Your output is the lines from the first one to the one containing "W, H = 2010, 1492", repeated exactly, with images left out.

Extracted data entries:
···

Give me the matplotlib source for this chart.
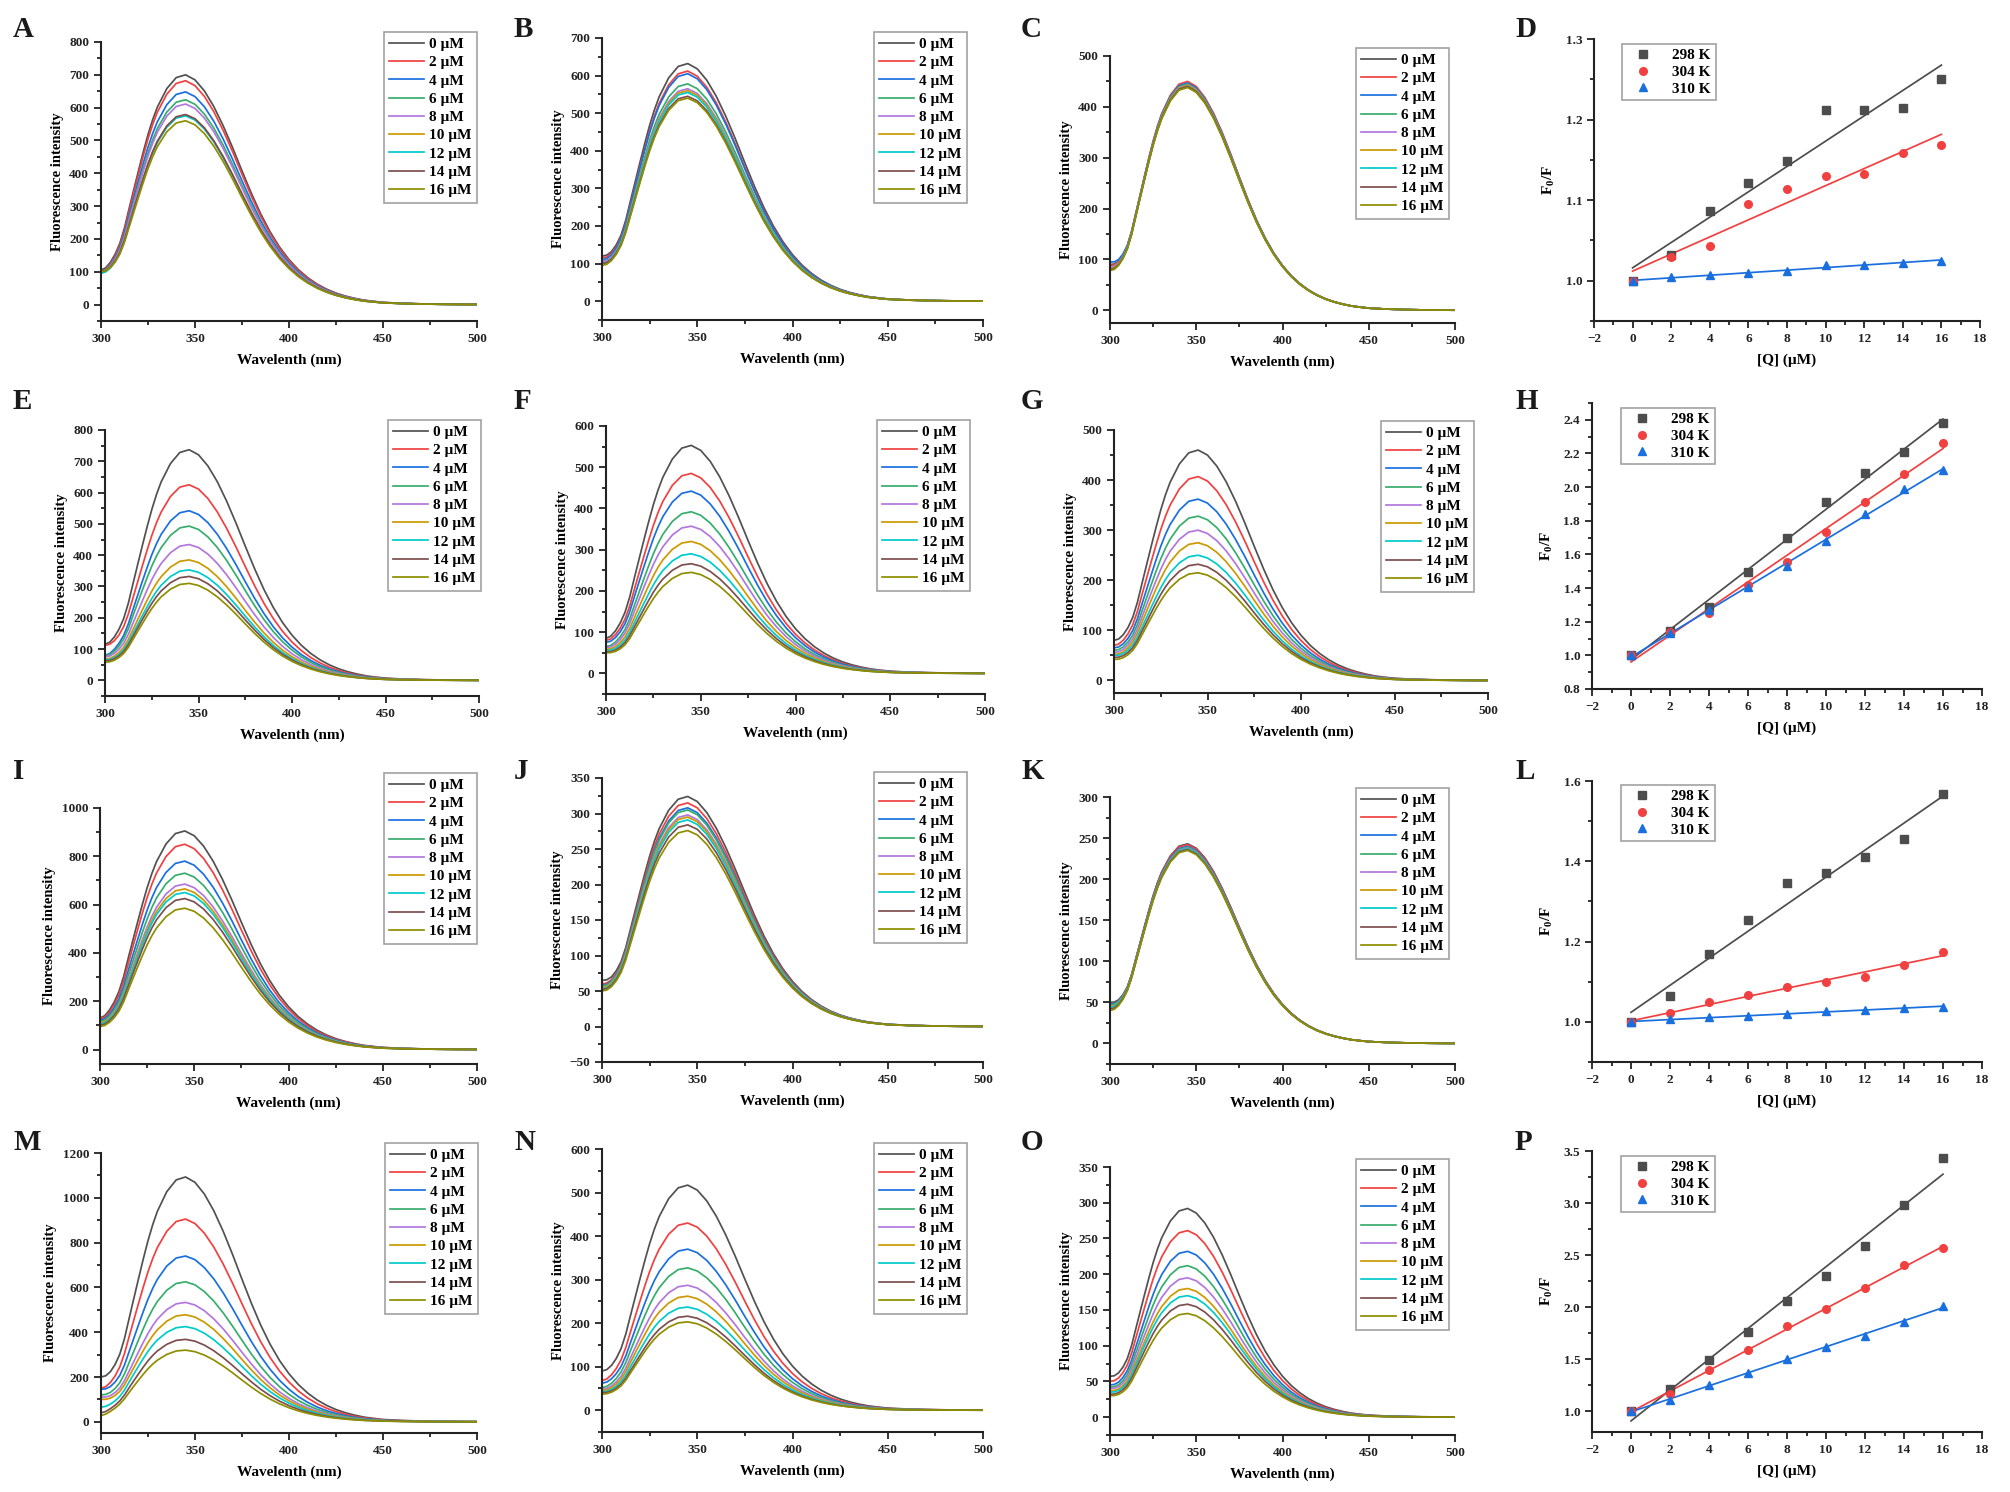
import numpy as np
import matplotlib
matplotlib.use('Agg')
import matplotlib.pyplot as plt
from matplotlib.ticker import MultipleLocator, FormatStrFormatter

plt.rcParams['font.family'] = ['Liberation Serif', 'DejaVu Serif']
plt.rcParams['font.weight'] = 'bold'
plt.rcParams['axes.labelweight'] = 'bold'
plt.rcParams['mathtext.fontset'] = 'custom'
plt.rcParams['mathtext.rm'] = 'Liberation Serif:bold'
plt.rcParams['mathtext.it'] = 'Liberation Serif:italic:bold'
plt.rcParams['mathtext.bf'] = 'Liberation Serif:bold'

W, H = 2010, 1492

# ---------------- data ----------------
conc_labels = ['0 µM', '2 µM', '4 µM', '6 µM', '8 µM', '10 µM', '12 µM', '14 µM', '16 µM']
conc_colors = ['#515151', '#F14040', '#1A6FDF', '#37AD6B', '#B177DE',
               '#CC9900', '#00CBCC', '#7D4E4E', '#8E8E00']

# emission wavelength grid (nm) and normalised emission profile
wavelength = [300, 302.5, 305, 307.5, 310, 312.5, 315, 317.5, 320, 322.5, 325, 327.5,
              330, 335, 340, 345, 350, 355, 360, 365, 370, 375, 380, 385, 390, 395,
              400, 405, 410, 415, 420, 425, 430, 435, 440, 445, 450, 460, 470, 480,
              490, 500]
profile = [0.156, 0.165, 0.188, 0.222, 0.268, 0.335, 0.42, 0.503, 0.585, 0.665, 0.74,
           0.805, 0.86, 0.94, 0.988, 1.0, 0.978, 0.93, 0.862, 0.778, 0.683, 0.582,
           0.484, 0.394, 0.316, 0.25, 0.196, 0.152, 0.117, 0.089, 0.067, 0.05, 0.037,
           0.027, 0.019, 0.014, 0.0095, 0.0055, 0.0032, 0.0018, 0.001, 0.0005]
edge_weight = [1.0, 0.85, 0.62, 0.45, 0.3, 0.2, 0.12, 0.07, 0.04, 0.015, 0.0, 0.0,
               0, 0, 0, 0, 0, 0, 0, 0, 0, 0, 0, 0, 0, 0, 0, 0, 0, 0, 0, 0, 0, 0,
               0, 0, 0, 0, 0, 0, 0, 0]

# peak intensities and 300 nm values for each concentration, per panel
A_peak = [700, 682, 648, 624, 611, 578, 575, 579, 560]
A_start = [105, 100, 100, 100, 100, 100, 95, 100, 100]
B_peak = [632, 612, 605, 578, 565, 560, 555, 545, 540]
B_start = [120, 115, 110, 105, 105, 100, 100, 100, 95]
C_peak = [445, 450, 447, 445, 443, 442, 440, 440, 438]
C_start = [90, 88, 95, 85, 85, 82, 80, 80, 78]
E_peak = [737, 625, 542, 493, 434, 385, 353, 332, 310]
E_start = [115, 112, 80, 78, 75, 68, 65, 62, 58]
F_peak = [553, 485, 442, 392, 357, 320, 290, 266, 245]
F_start = [85, 80, 75, 65, 62, 58, 55, 52, 50]
G_peak = [460, 407, 362, 328, 300, 275, 250, 232, 215]
G_start = [80, 70, 65, 60, 56, 52, 50, 46, 42]
I_peak = [905, 850, 780, 730, 685, 665, 650, 625, 585]
I_start = [130, 125, 120, 115, 110, 110, 105, 100, 95]
J_peak = [324, 315, 308, 305, 298, 295, 291, 284, 276]
J_start = [65, 60, 58, 57, 55, 55, 53, 52, 50]
K_peak = [243, 242, 240, 239, 238, 237, 237, 236, 235]
K_start = [50, 48, 48, 47, 45, 45, 44, 42, 40]
M_peak = [1093, 905, 740, 625, 533, 478, 425, 368, 320]
M_start = [200, 150, 145, 120, 110, 100, 65, 40, 28]
N_peak = [517, 430, 370, 327, 287, 262, 237, 216, 203]
N_start = [90, 68, 62, 52, 48, 45, 42, 40, 37]
O_peak = [292, 261, 232, 212, 195, 180, 170, 158, 145]
O_start = [57, 50, 45, 42, 40, 37, 35, 32, 30]

# Stern-Volmer data
quencher = [0, 2, 4, 6, 8, 10, 12, 14, 16]
temp_labels = ['298 K', '304 K', '310 K']
temp_colors = ['#4D4D4D', '#F14040', '#1A6FDF']
temp_markers = ['s', 'o', '^']
D_298 = [1.0, 1.032, 1.087, 1.121, 1.148, 1.212, 1.212, 1.214, 1.25]
D_304 = [1.0, 1.030, 1.043, 1.095, 1.114, 1.130, 1.132, 1.158, 1.169]
D_310 = [1.0, 1.004, 1.007, 1.009, 1.012, 1.019, 1.020, 1.022, 1.025]
H_298 = [1.0, 1.145, 1.285, 1.495, 1.695, 1.91, 2.085, 2.21, 2.38]
H_304 = [1.0, 1.14, 1.25, 1.42, 1.555, 1.735, 1.91, 2.08, 2.265]
H_310 = [1.0, 1.13, 1.27, 1.405, 1.53, 1.68, 1.84, 1.99, 2.10]
L_298 = [1.0, 1.065, 1.17, 1.253, 1.345, 1.372, 1.41, 1.455, 1.568]
L_304 = [1.0, 1.022, 1.05, 1.066, 1.087, 1.10, 1.112, 1.142, 1.175]
L_310 = [1.0, 1.006, 1.011, 1.015, 1.02, 1.026, 1.029, 1.035, 1.038]
P_298 = [1.0, 1.21, 1.49, 1.765, 2.055, 2.30, 2.59, 2.985, 3.43]
P_304 = [1.0, 1.165, 1.40, 1.59, 1.815, 1.98, 2.185, 2.40, 2.565]
P_310 = [1.0, 1.11, 1.25, 1.37, 1.50, 1.615, 1.725, 1.86, 2.015]

# ---------------- layout (pixel boxes: left, top, right, bottom) ----------------
spec_panels = [
    ('A', (101, 42, 477, 321), (-50, 800), 100, A_peak, A_start, (384, 32), (13, 16)),
    ('B', (602, 38, 983, 320), (-50, 700), 100, B_peak, B_start, (874, 32), (514, 16)),
    ('C', (1110, 56, 1455, 323), (-25, 500), 100, C_peak, C_start, (1356, 48), (1021, 16)),
    ('E', (105, 430, 479, 696), (-50, 800), 100, E_peak, E_start, (388, 420), (13, 388)),
    ('F', (606, 426, 985, 694), (-50, 600), 100, F_peak, F_start, (877, 420), (514, 388)),
    ('G', (1114, 430, 1488, 693), (-25, 500), 100, G_peak, G_start, (1381, 421), (1021, 388)),
    ('I', (100, 808, 477, 1064), (-60, 1000), 200, I_peak, I_start, (384, 773), (13, 758)),
    ('J', (602, 778, 983, 1062), (-50, 350), 50, J_peak, J_start, (874, 772), (514, 758)),
    ('K', (1110, 797, 1455, 1064), (-25, 300), 50, K_peak, K_start, (1356, 788), (1021, 758)),
    ('M', (101, 1153, 477, 1433), (-50, 1200), 200, M_peak, M_start, (385, 1143), (13, 1129)),
    ('N', (602, 1149, 983, 1432), (-50, 600), 100, N_peak, N_start, (874, 1143), (514, 1129)),
    ('O', (1110, 1167, 1455, 1435), (-25, 350), 50, O_peak, O_start, (1356, 1159), (1021, 1129)),
]

sv_panels = [
    ('D', (1594, 39, 1980, 321), (0.95, 1.3), 0.1, (D_298, D_304, D_310), (1622, 44), (1515, 16)),
    ('H', (1592, 403, 1982, 689), (0.8, 2.5), 0.2, (H_298, H_304, H_310), (1621, 408), (1515, 388)),
    ('L', (1592, 781, 1982, 1062), (0.9, 1.6), 0.2, (L_298, L_304, L_310), (1621, 785), (1515, 758)),
    ('P', (1592, 1151, 1982, 1432), (0.8, 3.5), 0.5, (P_298, P_304, P_310), (1621, 1156), (1515, 1129)),
]

fig = plt.figure(figsize=(W / 100, H / 100), dpi=100)


def make_axes(box):
    l, t, r, b = box
    ax = fig.add_axes([l / W, 1 - b / H, (r - l) / W, (b - t) / H])
    for s in ('top', 'right'):
        ax.spines[s].set_visible(False)
    for s in ('left', 'bottom'):
        ax.spines[s].set_linewidth(1.5)
        ax.spines[s].set_color('#222222')
    ax.tick_params(which='both', direction='out', width=1.3, labelsize=9.5, colors='#222222')
    ax.tick_params(which='major', length=5)
    ax.tick_params(which='minor', length=3)
    return ax


def bold_ticks(ax):
    for lab in ax.get_xticklabels() + ax.get_yticklabels():
        lab.set_fontweight('bold')


def letter(txt, xy):
    fig.text(xy[0] / W, 1 - xy[1] / H, txt, fontsize=21, fontweight='bold',
             va='top', ha='left', color='#1a1a1a')


wl = np.array(wavelength)
prof = np.array(profile)
edge = np.array(edge_weight)

for name, box, ylim, ymaj, peaks, starts, leg_xy, let_xy in spec_panels:
    ax = make_axes(box)
    for i in range(len(conc_labels)):
        y = peaks[i] * prof + (starts[i] - peaks[i] * prof[0]) * edge
        ax.plot(wl, y, color=conc_colors[i], lw=1.25, label=conc_labels[i])
    ax.set_xlim(300, 500)
    ax.set_ylim(*ylim)
    ax.xaxis.set_major_locator(MultipleLocator(50))
    ax.xaxis.set_minor_locator(MultipleLocator(25))
    ax.yaxis.set_major_locator(MultipleLocator(ymaj))
    ax.yaxis.set_minor_locator(MultipleLocator(ymaj / 2))
    lowest = -50 if (ymaj == 50 and ylim[0] <= -50) else 0
    ax.set_yticks([v for v in ax.get_yticks() if lowest <= v <= ylim[1]])
    ax.set_xlabel('Wavelenth (nm)', fontsize=11, fontweight='bold', labelpad=6)
    ax.set_ylabel('Fluorescence intensity', fontsize=10.5, fontweight='bold', labelpad=4)
    bold_ticks(ax)
    leg = ax.legend(loc='upper left', bbox_to_anchor=(leg_xy[0] / W, 1 - leg_xy[1] / H),
                    bbox_transform=fig.transFigure, borderaxespad=0, frameon=True,
                    fancybox=False, labelspacing=0.3, handlelength=2.3,
                    handletextpad=0.3, borderpad=0.35, prop={'weight': 'bold', 'size': 11})
    leg.get_frame().set_edgecolor('#8a8a8a')
    leg.get_frame().set_linewidth(1.2)
    letter(name, let_xy)

q = np.array(quencher)
for name, box, ylim, ymaj, series, leg_xy, let_xy in sv_panels:
    ax = make_axes(box)
    for k, vals in enumerate(series):
        v = np.array(vals)
        ax.plot(q, v, linestyle='none', marker=temp_markers[k], color=temp_colors[k],
                markersize=5.5, label=temp_labels[k], zorder=3)
        coef = np.polyfit(q, v, 1)
        ax.plot([q[0], q[-1]], np.polyval(coef, [q[0], q[-1]]), color=temp_colors[k],
                lw=1.25, zorder=2)
    ax.set_xlim(-2, 18)
    ax.set_ylim(*ylim)
    ax.xaxis.set_major_locator(MultipleLocator(2))
    ax.xaxis.set_minor_locator(MultipleLocator(1))
    ax.yaxis.set_major_locator(MultipleLocator(ymaj))
    ax.yaxis.set_minor_locator(MultipleLocator(ymaj / 2))
    ax.yaxis.set_major_formatter(FormatStrFormatter('%.1f'))
    ax.set_xlabel('[Q] (µM)', fontsize=11, fontweight='bold', labelpad=6)
    ax.set_ylabel(r'F$_{\mathit{0}}$/F', fontsize=11, fontweight='bold', labelpad=6)
    bold_ticks(ax)
    leg = ax.legend(loc='upper left', bbox_to_anchor=(leg_xy[0] / W, 1 - leg_xy[1] / H),
                    bbox_transform=fig.transFigure, borderaxespad=0, frameon=True,
                    fancybox=False, labelspacing=0.2, handlelength=2.2, numpoints=1,
                    handletextpad=0.8, borderpad=0.3, prop={'weight': 'bold', 'size': 11})
    leg.get_frame().set_edgecolor('#8a8a8a')
    leg.get_frame().set_linewidth(1.2)
    letter(name, let_xy)

fig.savefig('out.png', dpi=100, facecolor='white')
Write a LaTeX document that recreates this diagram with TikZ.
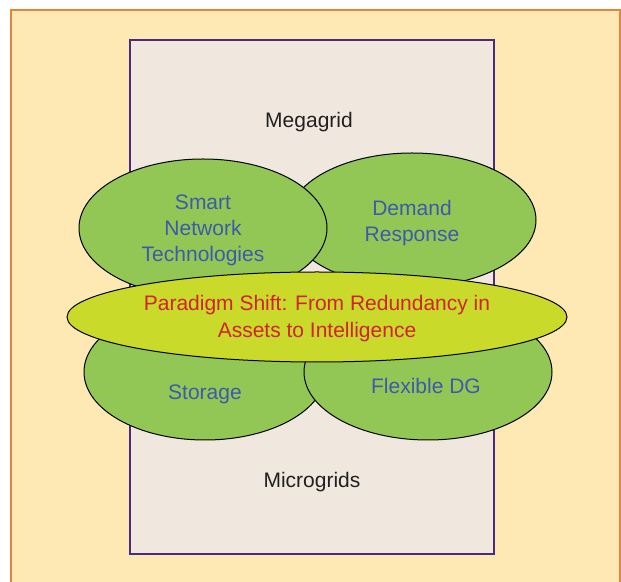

···

**SOLUTION TO THE PROBLEM:**
Give me the matplotlib source for this chart.
import numpy as np
import matplotlib
matplotlib.use('Agg')
import matplotlib.pyplot as plt
from matplotlib.ticker import MultipleLocator, FormatStrFormatter

plt.rcParams['font.family'] = ['Liberation Serif', 'DejaVu Serif']
plt.rcParams['font.weight'] = 'bold'
plt.rcParams['axes.labelweight'] = 'bold'
plt.rcParams['mathtext.fontset'] = 'custom'
plt.rcParams['mathtext.rm'] = 'Liberation Serif:bold'
plt.rcParams['mathtext.it'] = 'Liberation Serif:italic:bold'
plt.rcParams['mathtext.bf'] = 'Liberation Serif:bold'

W, H = 2010, 1492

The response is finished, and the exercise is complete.